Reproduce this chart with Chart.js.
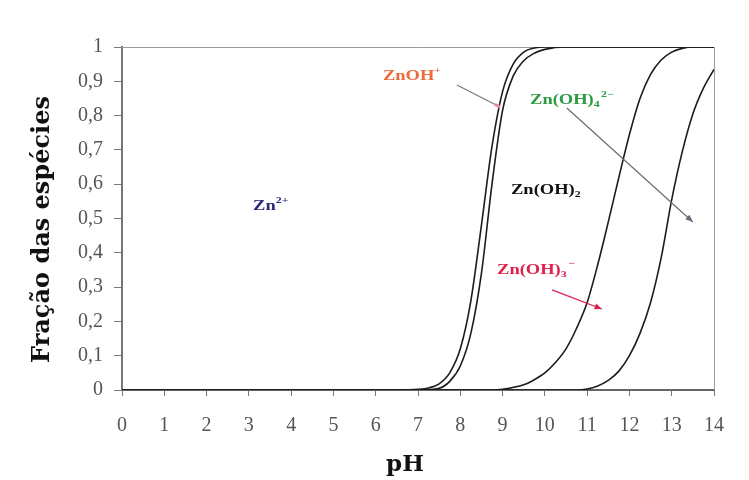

---

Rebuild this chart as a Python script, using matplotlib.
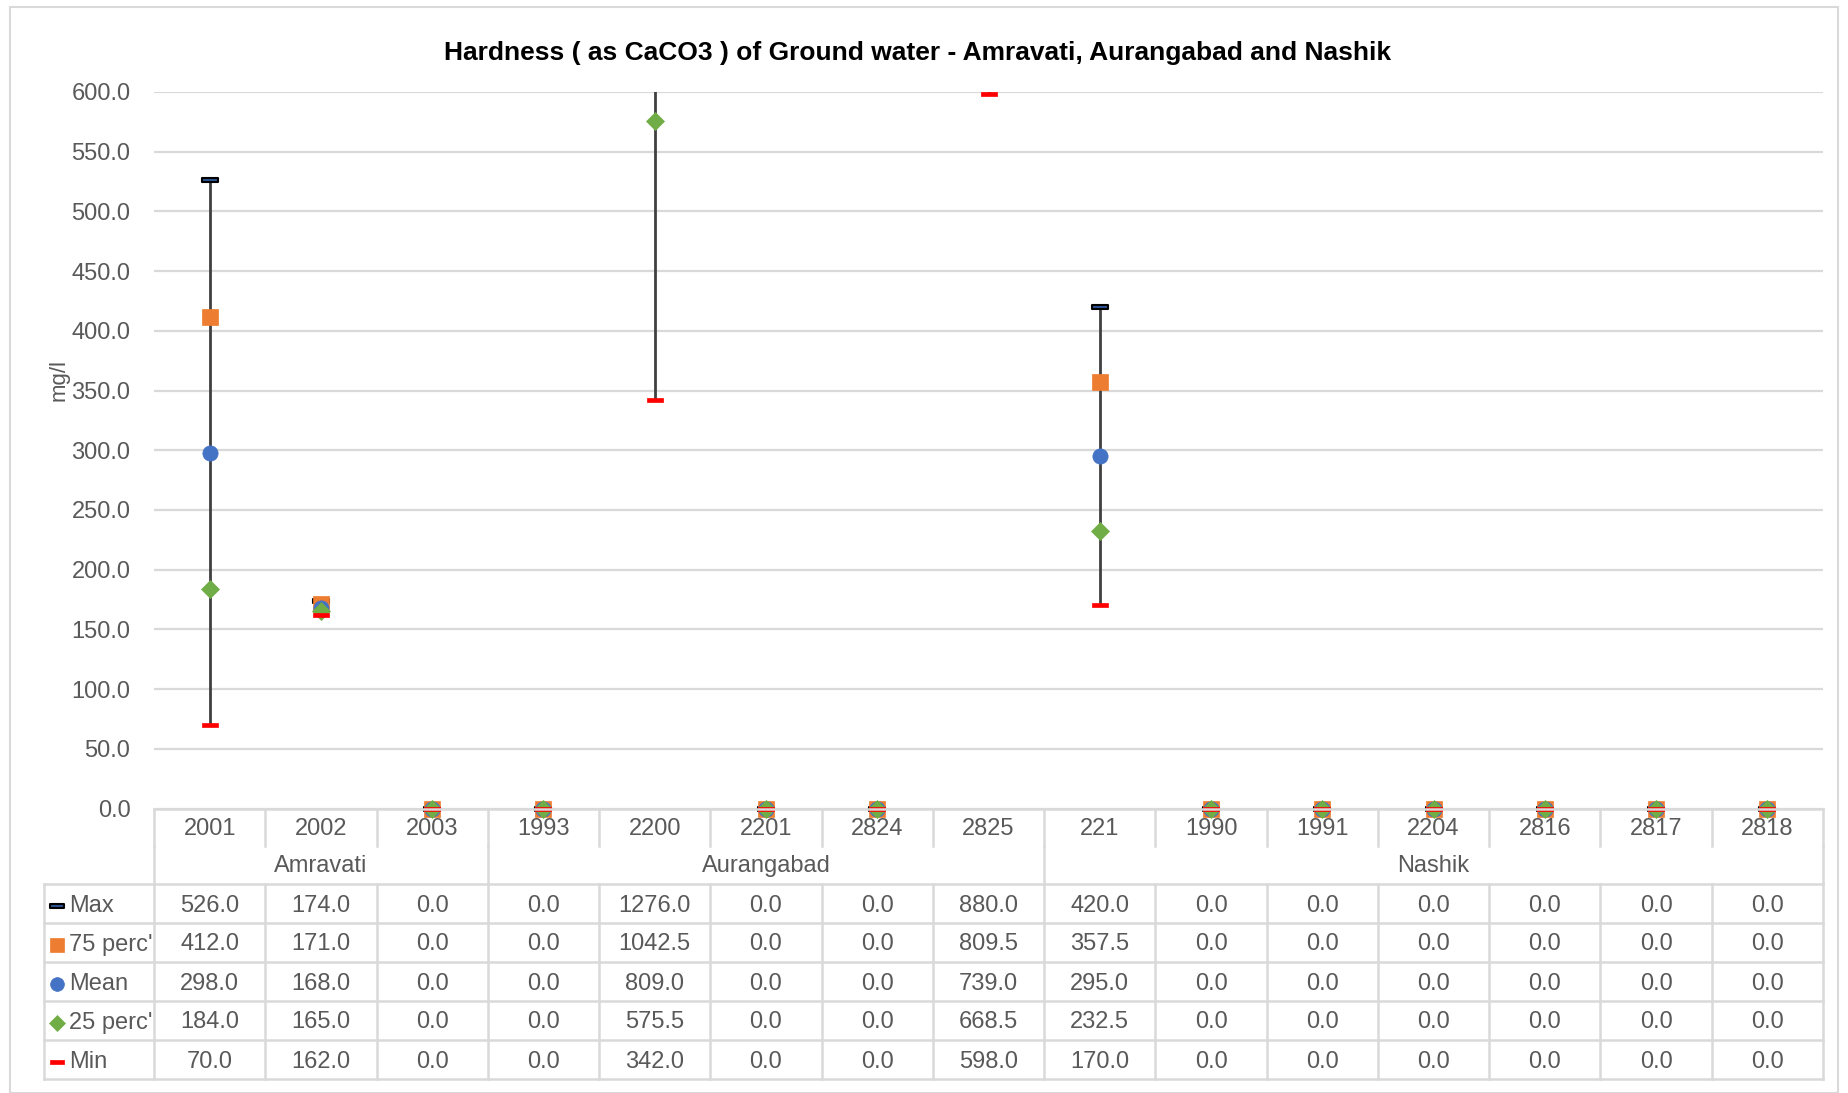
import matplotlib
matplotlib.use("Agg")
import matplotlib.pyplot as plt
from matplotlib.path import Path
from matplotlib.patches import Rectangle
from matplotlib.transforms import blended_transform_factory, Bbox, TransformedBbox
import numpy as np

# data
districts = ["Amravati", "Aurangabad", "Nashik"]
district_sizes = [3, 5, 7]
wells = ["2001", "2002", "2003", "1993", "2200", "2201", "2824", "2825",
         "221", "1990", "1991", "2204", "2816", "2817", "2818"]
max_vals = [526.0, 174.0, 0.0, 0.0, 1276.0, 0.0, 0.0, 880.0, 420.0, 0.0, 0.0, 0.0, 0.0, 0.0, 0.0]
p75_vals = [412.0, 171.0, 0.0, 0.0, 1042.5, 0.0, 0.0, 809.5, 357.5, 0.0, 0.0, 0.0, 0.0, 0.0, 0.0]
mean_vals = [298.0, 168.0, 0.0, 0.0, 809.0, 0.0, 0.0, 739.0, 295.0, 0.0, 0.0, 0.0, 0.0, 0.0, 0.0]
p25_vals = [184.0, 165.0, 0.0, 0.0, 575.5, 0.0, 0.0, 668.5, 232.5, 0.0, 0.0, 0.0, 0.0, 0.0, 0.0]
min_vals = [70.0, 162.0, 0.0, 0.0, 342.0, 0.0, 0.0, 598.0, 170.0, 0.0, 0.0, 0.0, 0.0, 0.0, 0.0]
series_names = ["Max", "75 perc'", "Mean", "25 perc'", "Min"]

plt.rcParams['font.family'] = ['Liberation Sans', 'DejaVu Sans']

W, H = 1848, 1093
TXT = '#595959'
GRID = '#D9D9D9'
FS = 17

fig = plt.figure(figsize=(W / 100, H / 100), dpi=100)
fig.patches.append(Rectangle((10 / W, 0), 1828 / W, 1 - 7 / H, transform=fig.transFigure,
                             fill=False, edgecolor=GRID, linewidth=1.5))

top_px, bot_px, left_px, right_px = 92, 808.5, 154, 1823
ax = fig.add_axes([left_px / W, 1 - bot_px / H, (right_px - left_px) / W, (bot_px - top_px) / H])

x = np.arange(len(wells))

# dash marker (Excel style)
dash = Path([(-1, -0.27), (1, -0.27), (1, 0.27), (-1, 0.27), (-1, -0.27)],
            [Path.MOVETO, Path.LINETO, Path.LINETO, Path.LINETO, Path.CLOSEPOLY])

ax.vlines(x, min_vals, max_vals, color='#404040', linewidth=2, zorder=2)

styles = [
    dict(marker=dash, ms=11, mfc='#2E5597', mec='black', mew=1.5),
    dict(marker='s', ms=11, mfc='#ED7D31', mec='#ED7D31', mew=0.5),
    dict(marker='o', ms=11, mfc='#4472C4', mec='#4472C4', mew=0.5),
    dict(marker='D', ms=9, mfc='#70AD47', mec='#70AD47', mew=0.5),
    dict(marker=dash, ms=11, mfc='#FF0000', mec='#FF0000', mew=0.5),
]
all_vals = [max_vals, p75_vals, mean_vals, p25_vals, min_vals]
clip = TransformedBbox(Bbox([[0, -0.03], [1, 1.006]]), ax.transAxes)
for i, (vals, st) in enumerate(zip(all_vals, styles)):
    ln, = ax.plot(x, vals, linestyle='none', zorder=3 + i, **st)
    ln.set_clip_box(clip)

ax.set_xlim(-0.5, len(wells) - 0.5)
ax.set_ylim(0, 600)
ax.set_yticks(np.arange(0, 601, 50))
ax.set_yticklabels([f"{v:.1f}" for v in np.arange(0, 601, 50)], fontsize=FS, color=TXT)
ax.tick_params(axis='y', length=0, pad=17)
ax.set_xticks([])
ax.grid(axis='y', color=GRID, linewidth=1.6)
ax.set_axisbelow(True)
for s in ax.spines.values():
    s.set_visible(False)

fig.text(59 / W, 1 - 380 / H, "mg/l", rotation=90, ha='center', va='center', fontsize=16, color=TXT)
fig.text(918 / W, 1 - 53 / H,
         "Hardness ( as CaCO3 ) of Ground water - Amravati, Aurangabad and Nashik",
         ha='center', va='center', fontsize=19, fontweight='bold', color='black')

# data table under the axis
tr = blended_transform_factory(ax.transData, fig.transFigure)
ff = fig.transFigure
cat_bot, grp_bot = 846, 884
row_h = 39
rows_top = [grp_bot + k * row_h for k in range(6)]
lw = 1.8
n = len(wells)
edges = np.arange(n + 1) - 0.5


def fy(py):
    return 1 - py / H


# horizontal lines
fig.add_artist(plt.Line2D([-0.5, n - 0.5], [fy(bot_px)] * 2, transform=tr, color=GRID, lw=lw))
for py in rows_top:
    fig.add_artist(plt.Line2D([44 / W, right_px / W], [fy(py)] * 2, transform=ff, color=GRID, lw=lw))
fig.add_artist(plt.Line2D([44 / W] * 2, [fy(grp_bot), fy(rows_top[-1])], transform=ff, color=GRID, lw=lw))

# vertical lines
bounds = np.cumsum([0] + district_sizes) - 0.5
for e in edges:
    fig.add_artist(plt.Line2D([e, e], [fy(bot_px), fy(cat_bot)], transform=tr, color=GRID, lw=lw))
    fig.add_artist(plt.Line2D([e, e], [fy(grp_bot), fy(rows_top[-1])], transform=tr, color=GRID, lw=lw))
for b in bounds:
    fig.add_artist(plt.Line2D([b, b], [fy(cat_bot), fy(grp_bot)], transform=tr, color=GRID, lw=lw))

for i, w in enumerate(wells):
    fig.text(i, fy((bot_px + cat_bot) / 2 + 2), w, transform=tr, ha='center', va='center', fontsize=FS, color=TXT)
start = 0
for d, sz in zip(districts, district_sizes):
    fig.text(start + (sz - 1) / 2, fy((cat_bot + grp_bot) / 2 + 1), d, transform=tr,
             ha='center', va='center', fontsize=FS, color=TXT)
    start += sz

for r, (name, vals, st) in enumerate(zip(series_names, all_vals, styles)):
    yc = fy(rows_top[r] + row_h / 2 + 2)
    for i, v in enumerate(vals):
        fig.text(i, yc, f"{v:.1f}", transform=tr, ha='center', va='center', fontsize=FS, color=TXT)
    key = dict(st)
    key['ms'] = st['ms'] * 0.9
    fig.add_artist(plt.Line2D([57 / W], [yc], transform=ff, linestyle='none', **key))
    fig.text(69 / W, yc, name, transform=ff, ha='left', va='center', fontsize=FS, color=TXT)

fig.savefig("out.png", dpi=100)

Objective → In the listing above, find the line containing "Rebuild this chart" and the line containing "plt.rcParams['font.family'] = ['Liberation", then return both of them and every line between, exactly, without pictures.

Response to the exercise →
Rebuild this chart as a Python script, using matplotlib.
import matplotlib
matplotlib.use("Agg")
import matplotlib.pyplot as plt
from matplotlib.path import Path
from matplotlib.patches import Rectangle
from matplotlib.transforms import blended_transform_factory, Bbox, TransformedBbox
import numpy as np

# data
districts = ["Amravati", "Aurangabad", "Nashik"]
district_sizes = [3, 5, 7]
wells = ["2001", "2002", "2003", "1993", "2200", "2201", "2824", "2825",
         "221", "1990", "1991", "2204", "2816", "2817", "2818"]
max_vals = [526.0, 174.0, 0.0, 0.0, 1276.0, 0.0, 0.0, 880.0, 420.0, 0.0, 0.0, 0.0, 0.0, 0.0, 0.0]
p75_vals = [412.0, 171.0, 0.0, 0.0, 1042.5, 0.0, 0.0, 809.5, 357.5, 0.0, 0.0, 0.0, 0.0, 0.0, 0.0]
mean_vals = [298.0, 168.0, 0.0, 0.0, 809.0, 0.0, 0.0, 739.0, 295.0, 0.0, 0.0, 0.0, 0.0, 0.0, 0.0]
p25_vals = [184.0, 165.0, 0.0, 0.0, 575.5, 0.0, 0.0, 668.5, 232.5, 0.0, 0.0, 0.0, 0.0, 0.0, 0.0]
min_vals = [70.0, 162.0, 0.0, 0.0, 342.0, 0.0, 0.0, 598.0, 170.0, 0.0, 0.0, 0.0, 0.0, 0.0, 0.0]
series_names = ["Max", "75 perc'", "Mean", "25 perc'", "Min"]

plt.rcParams['font.family'] = ['Liberation Sans', 'DejaVu Sans']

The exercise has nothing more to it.